The men’s appeals of their convictions have been pending at the Supreme Court while the justices’ considered the similar appeal involving robberies in the Midwest that resulted in Timothy Carpenter’s conviction based on cellphone records collected by police without a search warrant. The high court is likely to soon remand – perhaps as early on Monday – Graham’s and Jordan’s cases to federal district court for further review in light of the justices’ decision Friday in Carpenter v. United States, No. 16-402.

The Supreme Court stated in Carpenter that its decision requiring warrants for cellphone tracking records does not apply to “urgent” situations, such as bomb threats, active shootings and child abductions.

“While police must get a warrant when collecting (cellphone-tower records) to assist in the mine-run criminal investigation, the rule we set forth does not limit their ability to respond to an ongoing emergency,” Roberts wrote.

Prosecutors undeterred

Montgomery County State’s Attorney John McCarthy said the high court’s decision might delay but will not destroy criminal investigations in which cell-tower data is used to track a suspect’s location at the time of a crime or to corroborate a witness’s testimony as to the defendant’s location.

“Cell-site information has become absolutely vital to us in the investigation of crimes,” McCarthy said.

For example, investigators used cell-site information in an effort to capture the Beltway snipers, who killed 10 people in Maryland, Virginia and Washington in 2002 before their arrest, McCarthy said. The data was not critical to the eventual arrest and convictions of John Allen Muhammad and Lee Boyd Malvo and the cell-tower records would likely have fallen under the Supreme Court’s imminent-threat exception to the warrant requirement, he added.

Securing a warrant “just means that it is going to take us an additional step” to get the cell-tower tracking information, McCarthy said.

Baltimore County State’s Attorney Scott D. Shellenberger said the high court’s decision will likely have little impact in his jurisdiction because cellphone tower searches by county police have largely been conducted following a probable cause determination.

In instances where searches have not been so conducted, Shellenberger said he hopes courts will uphold them as having been performed in “good faith” by police officers who were following earlier Supreme Court precedent that individuals had no reasonable expectation of privacy in their business records held by third parties, such as phone companies.

The justices have had to grapple with “how these old amendments apply to these new technologies,” Shellenberger said. “We had some hints of this (recent decision) in the privacy rulings that have been coming out of courts concerning  the cellphones that we carry with so much information on them.”
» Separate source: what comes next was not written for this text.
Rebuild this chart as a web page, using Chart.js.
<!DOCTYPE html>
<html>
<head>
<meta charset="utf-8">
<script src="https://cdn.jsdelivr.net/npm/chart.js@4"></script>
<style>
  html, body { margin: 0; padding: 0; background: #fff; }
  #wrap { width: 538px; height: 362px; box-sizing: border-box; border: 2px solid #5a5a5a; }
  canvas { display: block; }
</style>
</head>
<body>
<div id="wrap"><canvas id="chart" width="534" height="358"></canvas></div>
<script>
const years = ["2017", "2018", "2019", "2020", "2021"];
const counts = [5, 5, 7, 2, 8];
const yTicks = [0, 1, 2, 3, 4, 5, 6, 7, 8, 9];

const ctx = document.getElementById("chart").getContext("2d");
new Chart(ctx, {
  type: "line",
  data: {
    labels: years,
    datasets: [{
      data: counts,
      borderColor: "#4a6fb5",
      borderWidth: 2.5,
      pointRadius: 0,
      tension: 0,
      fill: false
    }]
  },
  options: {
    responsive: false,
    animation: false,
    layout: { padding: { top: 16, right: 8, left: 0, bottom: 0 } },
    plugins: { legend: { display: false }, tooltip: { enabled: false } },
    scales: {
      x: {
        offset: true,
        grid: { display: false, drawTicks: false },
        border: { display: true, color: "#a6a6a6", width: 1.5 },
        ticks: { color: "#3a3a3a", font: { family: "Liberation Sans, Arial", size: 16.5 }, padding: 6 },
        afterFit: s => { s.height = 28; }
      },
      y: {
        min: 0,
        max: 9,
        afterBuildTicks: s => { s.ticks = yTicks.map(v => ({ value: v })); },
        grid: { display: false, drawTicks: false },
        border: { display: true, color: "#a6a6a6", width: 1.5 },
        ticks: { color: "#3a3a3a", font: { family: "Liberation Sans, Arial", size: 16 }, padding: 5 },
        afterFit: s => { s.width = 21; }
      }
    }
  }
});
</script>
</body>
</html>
Criminal defense attorney J. Wyndal Gordon said he is “well pleased” with the high court’s decision, which he called a victory for the right to privacy that “has been under attack for a very long time.”
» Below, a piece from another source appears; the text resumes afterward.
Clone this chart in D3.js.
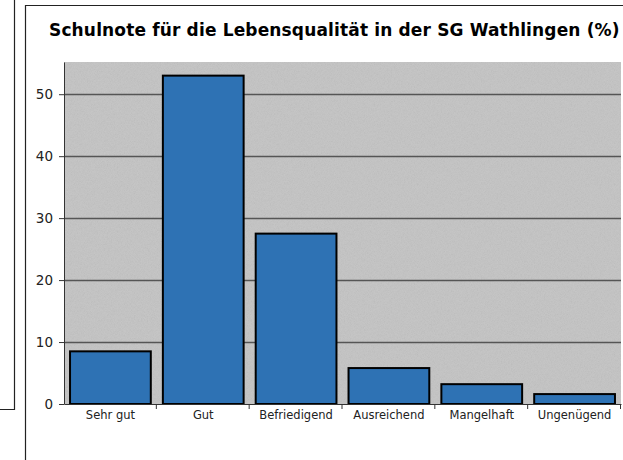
<!DOCTYPE html>
<html>
<head>
<meta charset="utf-8">
<script src="https://cdn.jsdelivr.net/npm/d3@7"></script>
<style>
  body { margin: 0; background: #fff; }
  svg { display: block; }
</style>
</head>
<body>
<svg id="chart" width="623" height="460"></svg>
<script>
const categories = ["Sehr gut", "Gut", "Befriedigend", "Ausreichend", "Mangelhaft", "Ungenügend"];
const values = [8.5, 53, 27.5, 5.8, 3.2, 1.6];
const yTicks = [0, 10, 20, 30, 40, 50];
const title = "Schulnote für die Lebensqualität in der SG Wathlingen (%)";

const svg = d3.select("svg#chart");
const plot = { left: 64, right: 621, top: 62, bottom: 404 };
const font = "DejaVu Sans, Verdana, sans-serif";

// frame lines around the page
svg.append("path")
  .attr("d", "M14.5,0V409.5H0")
  .attr("fill", "none").attr("stroke", "#222").attr("stroke-width", 1.2);
svg.append("path")
  .attr("d", "M25.5,460V5.5H623")
  .attr("fill", "none").attr("stroke", "#222").attr("stroke-width", 1.2);

// grey background with fine grain
const defs = svg.append("defs");
const filter = defs.append("filter").attr("id", "grain");
filter.append("feTurbulence")
  .attr("type", "fractalNoise").attr("baseFrequency", 1.3).attr("numOctaves", 1).attr("seed", 3);
filter.append("feColorMatrix")
  .attr("type", "matrix")
  .attr("values", "1 0 0 0 0  1 0 0 0 0  1 0 0 0 0  0 0 0 0 0.08");
filter.append("feComposite").attr("in2", "SourceGraphic").attr("operator", "in");

svg.append("rect")
  .attr("x", plot.left).attr("y", plot.top)
  .attr("width", plot.right - plot.left).attr("height", plot.bottom - plot.top)
  .attr("fill", "#c3c3c3");
svg.append("rect")
  .attr("x", plot.left).attr("y", plot.top)
  .attr("width", plot.right - plot.left).attr("height", plot.bottom - plot.top)
  .attr("fill", "#c3c3c3").attr("filter", "url(#grain)");

const x = d3.scaleBand().domain(categories).range([plot.left, plot.right]).paddingInner(0.13).paddingOuter(0.065);
const xTick = d3.scaleBand().domain(categories).range([plot.left, plot.right]);
const y = d3.scaleLinear().domain([0, 55.2]).range([plot.bottom, plot.top]);

// gridlines
svg.append("g")
  .selectAll("line")
  .data(yTicks.filter((d) => d > 0))
  .join("line")
  .attr("x1", plot.left).attr("x2", plot.right)
  .attr("y1", (d) => Math.round(y(d)) + 0.5).attr("y2", (d) => Math.round(y(d)) + 0.5)
  .attr("stroke", "#555").attr("stroke-width", 1.5);

// bars
svg.append("g")
  .selectAll("rect")
  .data(values)
  .join("rect")
  .attr("x", (d, i) => x(categories[i]))
  .attr("y", (d) => y(d))
  .attr("width", x.bandwidth())
  .attr("height", (d) => y(0) - y(d))
  .attr("fill", "#2e72b4")
  .attr("stroke", "#000")
  .attr("stroke-width", 2);

// y axis
const yAxis = svg.append("g")
  .attr("transform", `translate(${plot.left},0)`)
  .call(d3.axisLeft(y).tickValues(yTicks).tickSize(5).tickPadding(6).tickSizeOuter(0));
yAxis.select(".domain").attr("stroke", "#333");
yAxis.selectAll(".tick line").attr("stroke", "#333");
yAxis.selectAll("text")
  .attr("font-family", font)
  .attr("font-size", 13.5).attr("fill", "#222");

// x axis
const xAxis = svg.append("g")
  .attr("transform", `translate(0,${plot.bottom})`)
  .call(d3.axisBottom(xTick).tickSize(0).tickPadding(7).tickSizeOuter(0));
xAxis.select(".domain").attr("stroke", "#333");
xAxis.selectAll(".tick text")
  .attr("font-family", font)
  .attr("font-size", 11.5).attr("fill", "#222");
xAxis.append("g")
  .selectAll("line")
  .data(categories.slice(1).concat([null]))
  .join("line")
  .attr("x1", (d) => (d ? xTick(d) : plot.right) - 0.5)
  .attr("x2", (d) => (d ? xTick(d) : plot.right) - 0.5)
  .attr("y1", 0).attr("y2", 5)
  .attr("stroke", "#333");

// title
svg.append("text")
  .attr("x", 49).attr("y", 36)
  .attr("font-family", font)
  .attr("font-weight", "bold")
  .attr("font-size", 17)
  .attr("letter-spacing", 0.15)
  .attr("fill", "#000")
  .text(title);
</script>
</body>
</html>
Permitting the police to cell-site location records without a warrant “certainly doesn’t pass the smell test,” said Gordon, a Baltimore solo practitioner. “You’re chronicling someone’s daily activities.”

The court’s warrant requirement is “going to be the talisman for those cases” involving location records, he added. “If you don’t get warrant for it, it’s not going to get in.”

Business records?

Roberts, in writing for the majority, said cellphone tracking records are unlike other personal records voluntarily turned over to third-party companies, such as a phone call log and banking records, which do not enjoy broad Fourth Amendment protection.

“A cellphone faithfully follows its owner beyond public thoroughfares and into private residences, doctor’s offices, political headquarters, and other potentially revealing locales,” Roberts wrote. “…As a result, in no meaningful sense does the user voluntarily assume the risk of turning over a comprehensive dossier of his physical movements.”

Roberts was joined in the opinion by Justices Ruth Bader Ginsburg, Stephen G. Breyer, Sonia Sotomayor and Elena Kagan.

Dissenting Justice Anthony M. Kennedy said cellphone tower histories are business records held by the service provider and may be turned over to the police based on a subpoena. In addition, cellphone users have no more reasonable expectation of their location history than motorists traveling on highways, as the high court held in its 1983 decision United States v. Knotts, Kennedy added.

“Customers like petitioner (Carpenter) do not own, possess, control, or use the records, and for that reason have no reasonable expectation that they cannot be disclosed pursuant to lawful compulsory process,” Kennedy wrote in a dissent Justices Clarence Thomas and Samuel A. Alito Jr. joined.

Justice Neil M. Gorsuch dissented separately, saying Carpenter had failed to assert a property interest in his cellphone records.

Baltimore case

Graham and Jordan were convicted by a U.S. District Court jury in Baltimore in May 2012 of committing a series of armed robberies in and around the city in early 2011. They were sentenced to prison terms of 147 and 72 years, respectively.

The evidence against them included records from Sprint/Nextel indicating the location of cellphone towers the men used in placing or receiving calls or text messages at or about the time of the robberies.

Police had obtained the records from Sprint/Nextel via subpoena under the federal Stored Communications Act and not by a warrant.

The 4th U.S. Circuit Court of Appeals, in upholding the convictions, said it was mindful of the privacy concerns raised due to the ubiquitous use of cellphones. However, these concerns must be addressed either by the Supreme Court or Congress, the 4th Circuit held.

Graham’s request for review is docketed at the Supreme Court as Aaron Graham v. United States, No. 16-6308. Jordan’s request is docketed as Eric Jordan v. United States, No. 16-6694.